WHAT YOU WILL DO:
Without the pictures, extract every line from the start of the material to the line containing "const font = '11px ' + fontFamily;", both ends included.

(Rows from a dataset of charts and code)
- - -

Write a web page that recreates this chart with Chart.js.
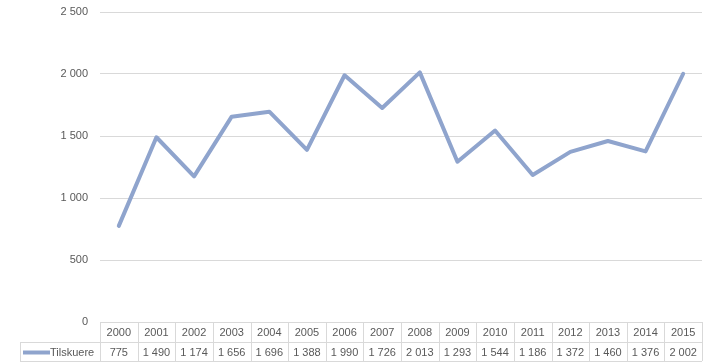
<!DOCTYPE html>
<html>
<head>
<meta charset="utf-8">
<script src="https://cdn.jsdelivr.net/npm/chart.js@4"></script>
<style>
  html, body { margin: 0; padding: 0; background: #fff; }
  #wrap { width: 712px; height: 364px; }
</style>
</head>
<body>
<div id="wrap"><canvas id="chart"></canvas></div>
<script>
const years = ['2000', '2001', '2002', '2003', '2004', '2005', '2006', '2007',
               '2008', '2009', '2010', '2011', '2012', '2013', '2014', '2015'];
const tilskuere = [775, 1490, 1174, 1656, 1696, 1388, 1990, 1726,
                   2013, 1293, 1544, 1186, 1372, 1460, 1376, 2002];
const seriesName = 'Tilskuere';

const lineColor = '#8fa4cd';
const gridColor = '#d9d9d9';
const textColor = '#595959';
const fontFamily = '"Liberation Sans", Arial, sans-serif';
const font = '11px ' + fontFamily;

function fmt(v) {
    return String(v).replace(/\B(?=(\d{3})+(?!\d))/g, ' ');
}

// draws the data table under the plot, columns taken from the x scale
const dataTable = {
    id: 'dataTable',
    afterDraw(chart) {
        const ctx = chart.ctx;
        const x = chart.scales.x;
        const area = chart.chartArea;
        const colW = (area.right - area.left) / years.length;
        const top = area.bottom;
        const mid = top + 20;
        const bottom = mid + 19;
        const legendLeft = 20;

        ctx.save();
        ctx.strokeStyle = gridColor;
        ctx.lineWidth = 1;
        ctx.beginPath();
        ctx.moveTo(area.left, top + 0.5); ctx.lineTo(area.right, top + 0.5);
        ctx.moveTo(legendLeft, mid + 0.5); ctx.lineTo(area.right, mid + 0.5);
        ctx.moveTo(legendLeft, bottom + 0.5); ctx.lineTo(area.right, bottom + 0.5);
        ctx.moveTo(legendLeft + 0.5, mid); ctx.lineTo(legendLeft + 0.5, bottom);
        for (let i = 0; i <= years.length; i++) {
            const bx = Math.round(area.left + i * colW) + 0.5;
            ctx.moveTo(bx, top); ctx.lineTo(bx, bottom);
        }
        ctx.stroke();

        ctx.fillStyle = textColor;
        ctx.font = font;
        ctx.textAlign = 'center';
        ctx.textBaseline = 'middle';
        years.forEach((yr, i) => {
            const cx = x.getPixelForValue(i);
            ctx.fillText(yr, cx, (top + mid) / 2 + 1);
            ctx.fillText(fmt(tilskuere[i]), cx, (mid + bottom) / 2 + 1);
        });

        // legend key
        ctx.strokeStyle = lineColor;
        ctx.lineWidth = 4;
        ctx.beginPath();
        ctx.moveTo(23, (mid + bottom) / 2 + 1);
        ctx.lineTo(50, (mid + bottom) / 2 + 1);
        ctx.stroke();
        ctx.textAlign = 'left';
        ctx.fillText(seriesName, 50, (mid + bottom) / 2 + 1);
        ctx.restore();
    }
};

new Chart(document.getElementById('chart'), {
    type: 'line',
    data: {
        labels: years,
        datasets: [{
            label: seriesName,
            data: tilskuere,
            borderColor: lineColor,
            borderWidth: 4,
            pointRadius: 0,
            tension: 0,
            borderJoinStyle: 'round',
            borderCapStyle: 'round'
        }]
    },
    options: {
        responsive: true,
        maintainAspectRatio: false,
        animation: false,
        layout: { padding: { top: 12, right: 10, bottom: 42, left: 0 } },
        plugins: {
            legend: { display: false },
            tooltip: { enabled: false }
        },
        scales: {
            x: { display: false, offset: true },
            y: {
                min: 0,
                max: 2500,
                afterFit(scale) {
                    scale.width = 100;
                    scale.paddingTop = 0;
                    scale.paddingBottom = 0;
                },
                ticks: {
                    stepSize: 500,
                    padding: 12,
                    color: textColor,
                    font: { family: fontFamily, size: 11 },
                    callback: v => fmt(v)
                },
                grid: { color: gridColor, drawTicks: false },
                border: { display: false }
            }
        }
    },
    plugins: [dataTable]
});
</script>
</body>
</html>
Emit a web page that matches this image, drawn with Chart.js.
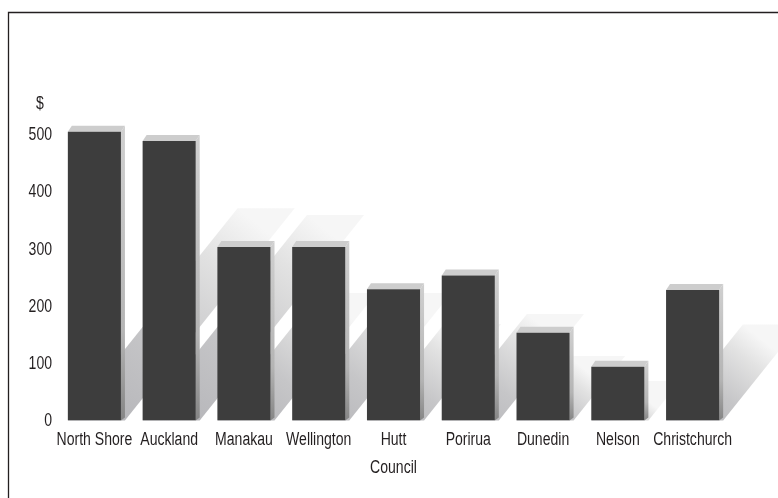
<!DOCTYPE html>
<html>
<head>
<meta charset="utf-8">
<style>
  html, body { margin: 0; padding: 0; background: #ffffff; }
  #wrap { position: relative; width: 778px; height: 498px; }
  canvas { display: block; }
</style>
<script src="https://cdn.jsdelivr.net/npm/chart.js@4.4.1/dist/chart.umd.min.js"></script>
</head>
<body>
<div id="wrap"><canvas id="c" width="778" height="498"></canvas></div>
<script>
const categories = ['North Shore', 'Auckland', 'Manakau', 'Wellington', 'Hutt', 'Porirua', 'Dunedin', 'Nelson', 'Christchurch'];
const values = [504, 488, 303, 303, 229, 253, 153, 94, 228];
const yTicks = [0, 100, 200, 300, 400, 500];
const yUnitLabel = '$';
const xTitle = 'Council';

const FONT = "'Liberation Sans', Arial, sans-serif";
const TEXT = '#231f20';
const NARROW = 0.78;

function narrowText(ctx, text, x, y, align) {
  ctx.save();
  ctx.translate(x, y);
  ctx.scale(NARROW, 1);
  ctx.textAlign = align;
  ctx.textBaseline = 'middle';
  ctx.fillText(text, 0, 0);
  ctx.restore();
}

const frame3d = {
  id: 'frame3d',
  beforeDraw(chart) {
    const ctx = chart.ctx;
    ctx.save();
    ctx.fillStyle = '#ffffff';
    ctx.fillRect(0, 0, chart.width, chart.height);
    ctx.strokeStyle = '#231f20';
    ctx.lineWidth = 1.3;
    ctx.beginPath();
    ctx.moveTo(8.5, chart.height + 2);
    ctx.lineTo(8.5, 12.5);
    ctx.lineTo(chart.width + 2, 12.5);
    ctx.stroke();
    ctx.restore();
  },
  beforeDatasetsDraw(chart) {
    const ctx = chart.ctx;
    const meta = chart.getDatasetMeta(0);
    ctx.save();
    // cast shadows
    meta.data.forEach((bar) => {
      const xL = bar.x - bar.width / 2, xR = bar.x + bar.width / 2;
      const h = bar.base - bar.y;
      const H = h * 0.735;
      const dx = H * 0.8;
      const g = ctx.createLinearGradient(xL, bar.base, xL + dx, bar.base - H);
      g.addColorStop(0, '#b2b2b6');
      g.addColorStop(0.45, '#c6c6c8');
      g.addColorStop(0.8, '#e2e2e2');
      g.addColorStop(1, '#f6f6f6');
      ctx.fillStyle = g;
      ctx.beginPath();
      ctx.moveTo(xL, bar.base);
      ctx.lineTo(xR + 4, bar.base);
      ctx.lineTo(xR + 4 + dx, bar.base - H);
      ctx.lineTo(xL + dx, bar.base - H);
      ctx.closePath();
      ctx.fill();
    });
    // side and top faces
    meta.data.forEach((bar) => {
      const xL = bar.x - bar.width / 2, xR = bar.x + bar.width / 2;
      const ox = 4, oy = 6;
      const sg = ctx.createLinearGradient(0, bar.y - oy, 0, bar.base);
      sg.addColorStop(0, '#d0d0d0');
      sg.addColorStop(0.7, '#b4b4b4');
      sg.addColorStop(1, '#858585');
      ctx.fillStyle = sg;
      ctx.beginPath();
      ctx.moveTo(xR, bar.y);
      ctx.lineTo(xR + ox, bar.y - oy);
      ctx.lineTo(xR + ox, bar.base - 3);
      ctx.lineTo(xR, bar.base);
      ctx.closePath();
      ctx.fill();
      ctx.fillStyle = '#cdcdcd';
      ctx.beginPath();
      ctx.moveTo(xL, bar.y);
      ctx.lineTo(xL + ox, bar.y - oy);
      ctx.lineTo(xR + ox, bar.y - oy);
      ctx.lineTo(xR, bar.y);
      ctx.closePath();
      ctx.fill();
    });
    ctx.restore();
  },
  afterDraw(chart) {
    const ctx = chart.ctx;
    const ys = chart.scales.y;
    const xs = chart.scales.x;
    ctx.save();
    ctx.fillStyle = TEXT;
    ctx.font = '18px ' + FONT;
    // y tick labels
    yTicks.forEach(v => narrowText(ctx, String(v), 52, ys.getPixelForValue(v) + 1, 'right'));
    // unit label
    narrowText(ctx, yUnitLabel, 40, ys.getPixelForValue(550) - 1, 'center');
    // category labels
    categories.forEach((c, i) => narrowText(ctx, c, xs.getPixelForTick(i), 440, 'center'));
    // axis title
    narrowText(ctx, xTitle, (xs.left + xs.right) / 2, 468.5, 'center');
    ctx.restore();
  }
};

new Chart(document.getElementById('c'), {
  type: 'bar',
  data: {
    labels: categories,
    datasets: [{
      data: values,
      backgroundColor: '#3d3d3d',
      borderWidth: 0,
      categoryPercentage: 1,
      barPercentage: 0.71
    }]
  },
  plugins: [frame3d],
  options: {
    responsive: false,
    animation: false,
    events: [],
    layout: { padding: { top: 105.5, right: 48, bottom: 77.5, left: 0 } },
    plugins: { legend: { display: false }, tooltip: { enabled: false } },
    scales: {
      x: {
        grid: { display: false, drawTicks: false },
        border: { display: false },
        ticks: { display: false },
        afterFit(scale) { scale.height = 0; }
      },
      y: {
        min: 0,
        max: 550,
        grid: { display: false, drawTicks: false },
        border: { display: false },
        afterBuildTicks(scale) { scale.ticks = yTicks.map(v => ({ value: v })); },
        afterFit(scale) { scale.width = 57; },
        ticks: { display: false }
      }
    }
  }
});
</script>
</body>
</html>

- - -

CORRECT OUTPUT:
Write a web page that recreates this chart with Chart.js.
<!DOCTYPE html>
<html>
<head>
<meta charset="utf-8">
<script src="https://cdn.jsdelivr.net/npm/chart.js@4"></script>
<style>
  html, body { margin: 0; padding: 0; background: #fff; }
  #wrap { width: 712px; height: 364px; }
</style>
</head>
<body>
<div id="wrap"><canvas id="chart"></canvas></div>
<script>
const years = ['2000', '2001', '2002', '2003', '2004', '2005', '2006', '2007',
               '2008', '2009', '2010', '2011', '2012', '2013', '2014', '2015'];
const tilskuere = [775, 1490, 1174, 1656, 1696, 1388, 1990, 1726,
                   2013, 1293, 1544, 1186, 1372, 1460, 1376, 2002];
const seriesName = 'Tilskuere';

const lineColor = '#8fa4cd';
const gridColor = '#d9d9d9';
const textColor = '#595959';
const fontFamily = '"Liberation Sans", Arial, sans-serif';
const font = '11px ' + fontFamily;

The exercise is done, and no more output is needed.